About Me

Woman, reader, writer, wife, mother of two sons, sister, daughter, aunt, friend, state university professor, historian, Midwesterner by birth but marooned in the South, Chicago Cubs fan, Anglophile, devotee of Bruce Springsteen and the 10th Doctor Who, lover of chocolate and marzipan, registered Democrat, practicing Christian (must practice--can't quite get the hang of it)--and menopausal.
Names have been changed to protect the teenagers. As if.

Friday, May 7, 2010

Life after 50

A couple of weeks ago, Baton Rouge hosted the "Life After 50" expo. The ads promised a delectable array of products and services aimed at the "50-plus set." The 50-plus set? I turn 50 and I'm in a new set? Harumph.

Needless to say, I did not attend--a decision confirmed by the photo in the local paper the next day, which featured three decidedly geriatric individuals, biting dubiously into Kalamata Tapenade Bruschetta (the Suggested Choice for Healthy After-50 Entertaining). Hmmph. No perky chirpy dietician needs to introduce me to bruschetta or tapenade or kalamata olives, thank you very much.

The next week the same local newspaper featured a big article on the Red Hat Ladies. You know, those old, spunky ladies who dress up in purple and wear gargantuan red hats and go out for lunch and act wild and crazy over spinach salad and iced tea. To my horror, I learned that a woman can be transformed into a Red Hat Lady at the ripe old age of, yes, 50.

50!! I turned the page with a contemptuous sniff. Gimme a break. 50! Hardly the start of old age.

One should never sniff contemptuously. One should never dismiss perky chirpy dieticians. One will pay. Big time.

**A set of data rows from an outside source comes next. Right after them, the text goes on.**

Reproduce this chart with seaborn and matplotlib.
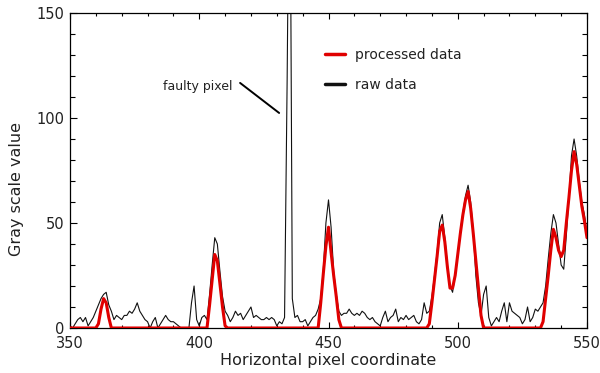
import numpy as np
import pandas as pd
import matplotlib
matplotlib.use("Agg")
import matplotlib.pyplot as plt
import seaborn as sns
from matplotlib.ticker import MultipleLocator

# ---- data -------------------------------------------------------------
pixel = np.arange(350, 551)

raw_data = [
    1, 0, 2, 4, 5, 3, 5, 1, 3, 5,          # 350
    8, 11, 14, 16, 17, 11, 8, 4, 6, 5,     # 360
    4, 6, 6, 8, 7, 9, 12, 8, 6, 4,         # 370
    3, 0, 3, 5, 0, 2, 4, 6, 4, 3,          # 380
    3, 2, 1, 0, 0, 0, 0, 12, 20, 4,        # 390
    1, 5, 6, 4, 16, 30, 43, 40, 27, 15,    # 400
    8, 6, 3, 5, 8, 6, 7, 4, 6, 8,          # 410
    10, 5, 6, 5, 4, 4, 5, 4, 5, 4,         # 420
    1, 3, 2, 5, 118, 260, 14, 5, 6, 3,     # 430
    3, 4, 1, 3, 5, 6, 9, 14, 28, 50,       # 440
    61, 48, 27, 16, 8, 6, 7, 7, 9, 7,      # 450
    6, 7, 6, 8, 7, 5, 4, 5, 3, 2,          # 460
    1, 5, 8, 3, 5, 6, 9, 3, 5, 4,          # 470
    6, 4, 5, 6, 3, 2, 4, 12, 7, 8,         # 480
    15, 25, 36, 50, 54, 43, 30, 20, 17, 25,  # 490
    34, 46, 55, 63, 68, 60, 46, 25, 12, 6,   # 500
    16, 20, 5, 1, 3, 5, 3, 8, 12, 3,       # 510
    12, 8, 7, 6, 5, 2, 4, 10, 3, 5,        # 520
    9, 8, 10, 12, 20, 33, 45, 54, 50, 40,  # 530
    30, 28, 44, 62, 82, 90, 82, 70, 60, 54,  # 540
    45,                                    # 550
]

processed_data = [
    0, 0, 0, 0, 0, 0, 0, 0, 0, 0,          # 350
    0, 2, 9, 14, 12, 5, 0, 0, 0, 0,        # 360
    0, 0, 0, 0, 0, 0, 0, 0, 0, 0,          # 370
    0, 0, 0, 0, 0, 0, 0, 0, 0, 0,          # 380
    0, 0, 0, 0, 0, 0, 0, 0, 0, 0,          # 390
    0, 0, 0, 0, 11, 23, 35, 32, 21, 10,    # 400
    1, 0, 0, 0, 0, 0, 0, 0, 0, 0,          # 410
    0, 0, 0, 0, 0, 0, 0, 0, 0, 0,          # 420
    0, 0, 0, 0, 0, 0, 0, 0, 0, 0,          # 430
    0, 0, 0, 0, 0, 0, 0, 12, 26, 39,       # 440
    48, 36, 25, 15, 4, 0, 0, 0, 0, 0,      # 450
    0, 0, 0, 0, 0, 0, 0, 0, 0, 0,          # 460
    0, 0, 0, 0, 0, 0, 0, 0, 0, 0,          # 470
    0, 0, 0, 0, 0, 0, 0, 0, 0, 2,          # 480
    12, 23, 34, 46, 49, 41, 29, 19, 19, 25,  # 490
    35, 45, 54, 61, 65, 57, 45, 32, 19, 6,   # 500
    0, 0, 0, 0, 0, 0, 0, 0, 0, 0,          # 510
    0, 0, 0, 0, 0, 0, 0, 0, 0, 0,          # 520
    0, 0, 0, 3, 14, 25, 37, 47, 43, 37,    # 530
    34, 37, 50, 62, 75, 84, 78, 68, 58, 51,  # 540
    43,                                    # 550
]

x_major_ticks = [350, 400, 450, 500, 550]
y_major_ticks = [0, 50, 100, 150]

# ---- style ------------------------------------------------------------
sns.set_style("ticks")
plt.rcParams['font.family'] = ['DejaVu Sans']
text_color = '#222222'

fig = plt.figure(figsize=(6, 3.73), dpi=100)
ax = fig.add_axes([70 / 600, 1 - 328 / 373, 517 / 600, 315 / 373])

df = pd.DataFrame({'pixel': pixel, 'raw': raw_data, 'processed': processed_data})

sns.lineplot(data=df, x='pixel', y='raw', color='#111111', lw=0.8,
             ax=ax, label='raw data', zorder=2)
sns.lineplot(data=df, x='pixel', y='processed', color='#e00000', lw=2.2,
             ax=ax, label='processed data', zorder=3)

ax.set_xlim(350, 550)
ax.set_ylim(0, 150)
ax.set_xticks(x_major_ticks)
ax.set_yticks(y_major_ticks)
ax.xaxis.set_minor_locator(MultipleLocator(10))
ax.yaxis.set_minor_locator(MultipleLocator(10))

ax.tick_params(which='both', direction='in', top=True, right=True,
               width=0.8, color='black', labelsize=10.5, labelcolor=text_color)
ax.tick_params(axis='x', which='major', length=4.3, pad=6)
ax.tick_params(axis='x', which='minor', length=2.2)
ax.tick_params(axis='y', which='major', length=5, pad=4)
ax.tick_params(axis='y', which='minor', length=3.6)
for s in ax.spines.values():
    s.set_linewidth(0.9)
    s.set_color('black')

ax.set_xlabel('Horizontal pixel coordinate', fontsize=11.5, color=text_color, labelpad=1)
ax.set_ylabel('Gray scale value', fontsize=11.5, color=text_color)
ax.yaxis.set_label_coords(-0.089, 0.44)

# annotation for the faulty pixel
ax.text(413, 114.8, 'faulty pixel', ha='right', va='center', fontsize=9, color=text_color)
ax.annotate('', xy=(430.9, 102.4), xytext=(415.8, 116.7),
            arrowprops=dict(arrowstyle='-', lw=1.4, color='black',
                            shrinkA=0, shrinkB=0))

# legend: processed first, raw second
handles, labels = ax.get_legend_handles_labels()
order = [labels.index('processed data'), labels.index('raw data')]
leg = ax.legend([handles[i] for i in order], [labels[i] for i in order],
                loc='upper left', bbox_to_anchor=(0.493, 0.89),
                frameon=False, fontsize=10, handlelength=1.45,
                handletextpad=0.75, labelspacing=1.15, borderpad=0,
                borderaxespad=0)
for t in leg.get_texts():
    t.set_color(text_color)
for l in leg.get_lines():
    l.set_linewidth(2.5)

fig.savefig('out.png', dpi=100)
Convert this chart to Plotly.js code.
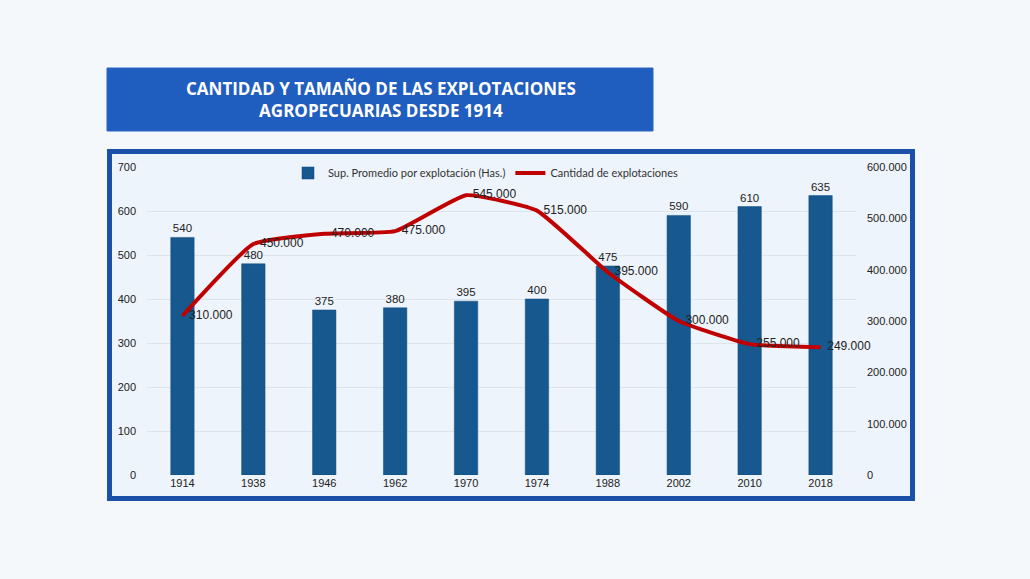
<!DOCTYPE html>
<html>
<head>
<meta charset="utf-8">
<script src="https://cdn.plot.ly/plotly-3.0.1.min.js"></script>
<style>
  html, body { margin: 0; padding: 0; background: #f5f8fb; }
  #graph { width: 1030px; height: 579px; }
</style>
</head>
<body>
<div id="graph"></div>
<script>
/* ----- Data ----- */
var years = ['1914', '1938', '1946', '1962', '1970', '1974', '1988', '2002', '2010', '2018'];
var supPromedio = [540, 480, 375, 380, 395, 400, 475, 590, 610, 635]; // hectares per farm
var cantidad = [310000, 450000, 470000, 475000, 545000, 515000, 395000, 300000, 255000, 249000];

/* ----- Plot area in pixels, used to place the frame and title box ----- */
var plotL = 147, plotR = 856, plotT = 167, plotB = 475;
function px(x) { return (x - plotL) / (plotR - plotL); }
function py(y) { return (plotB - y) / (plotB - plotT); }

var labelFont = {family: 'Liberation Sans, Arial, sans-serif', size: 11.5, color: '#222'};

var barTrace = {
    x: years,
    y: supPromedio,
    type: 'bar',
    name: 'Sup. Promedio por explotación (Has.)',
    marker: {color: '#17588f', line: {color: '#0f4a7c', width: 0.5}},
    text: supPromedio.map(String),
    textposition: 'outside',
    cliponaxis: false,
    textfont: labelFont,
    hoverinfo: 'none'
};

var lineTrace = {
    x: years,
    y: cantidad,
    yaxis: 'y2',
    type: 'scatter',
    mode: 'lines+text',
    name: 'Cantidad de explotaciones',
    line: {color: '#c00000', width: 4, shape: 'spline', smoothing: 0.4},
    texttemplate: '\u00a0\u00a0%{y:,d}',
    textposition: 'middle right',
    cliponaxis: false,
    textfont: {family: 'Liberation Sans, Arial, sans-serif', size: 12, color: '#222'},
    hoverinfo: 'none'
};

var layout = {
    width: 1030,
    height: 579,
    paper_bgcolor: '#f5f8fb',
    plot_bgcolor: 'rgba(0,0,0,0)',
    separators: ',.',
    margin: {l: plotL, r: 1030 - plotR, t: plotT, b: 579 - plotB, pad: 0},
    bargap: 0.67,
    showlegend: true,
    legend: {
        orientation: 'h',
        x: px(486),
        xanchor: 'center',
        y: py(173),
        yanchor: 'middle',
        bgcolor: 'rgba(0,0,0,0)',
        font: {family: 'Lato, sans-serif', size: 11, color: '#333'},
        itemwidth: 30,
        tracegroupgap: 0
    },
    xaxis: {
        type: 'category',
        showgrid: false,
        zeroline: false,
        showline: false,
        ticks: '',
        tickfont: {family: 'Liberation Sans, Arial, sans-serif', size: 11, color: '#222'}
    },
    yaxis: {
        range: [0, 700],
        dtick: 100,
        showgrid: true,
        gridcolor: '#dde4ec',
        gridwidth: 1,
        zeroline: false,
        showline: false,
        ticks: '',
        ticklabelstandoff: 10,
        tickfont: {family: 'Liberation Sans, Arial, sans-serif', size: 11, color: '#222'}
    },
    yaxis2: {
        overlaying: 'y',
        side: 'right',
        range: [0, 600000],
        dtick: 100000,
        tickformat: ',d',
        showgrid: false,
        zeroline: false,
        showline: false,
        ticks: '',
        ticklabelstandoff: 10,
        tickfont: {family: 'Liberation Sans, Arial, sans-serif', size: 11, color: '#222'}
    },
    shapes: [
        // title box
        {
            type: 'rect', xref: 'paper', yref: 'paper', layer: 'below',
            x0: px(107), x1: px(653), y0: py(131), y1: py(68),
            fillcolor: '#1f5dbe', line: {color: '#2a66c4', width: 1}
        },
        // chart frame
        {
            type: 'rect', xref: 'paper', yref: 'paper', layer: 'below',
            x0: px(109.5), x1: px(912.5), y0: py(498.5), y1: py(151.5),
            fillcolor: '#eef4fb', line: {color: '#1b50a8', width: 5}
        }
    ],
    annotations: [
        {
            xref: 'paper', yref: 'paper',
            x: px(381), y: py(99.5),
            xanchor: 'center', yanchor: 'middle',
            showarrow: false,
            align: 'center',
            text: '<b>CANTIDAD Y TAMAÑO DE LAS EXPLOTACIONES<br>AGROPECUARIAS DESDE 1914</b>',
            font: {family: 'Open Sans, sans-serif', size: 17, color: '#ffffff'}
        }
    ]
};

Plotly.newPlot('graph', [barTrace, lineTrace], layout, {staticPlot: true});
</script>
</body>
</html>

Today I went to the podiatrist for my ridiculously sore foot. No, it's not gout as Keith predicted. It is, the extremely competent, efficient, articulate doctor who looked all of 16 years old explained, a matter of jammed bones, leading to bone spurs, leading to arthritis. Wahh.

Leading to extremely painful injection into sore toe joint this afternoon. Extreme Wahh.

Leading, most likely to surgery.

Fine. One and a half months short of my 50th birthday, and the road ahead is clear: rapid physical disintegration and decay.

Excuse me. I'm off to search out other members of my 50-plus set. And I have to shop for a really big red hat. And make up a batch of Kalamata Tapenade Bruschetta.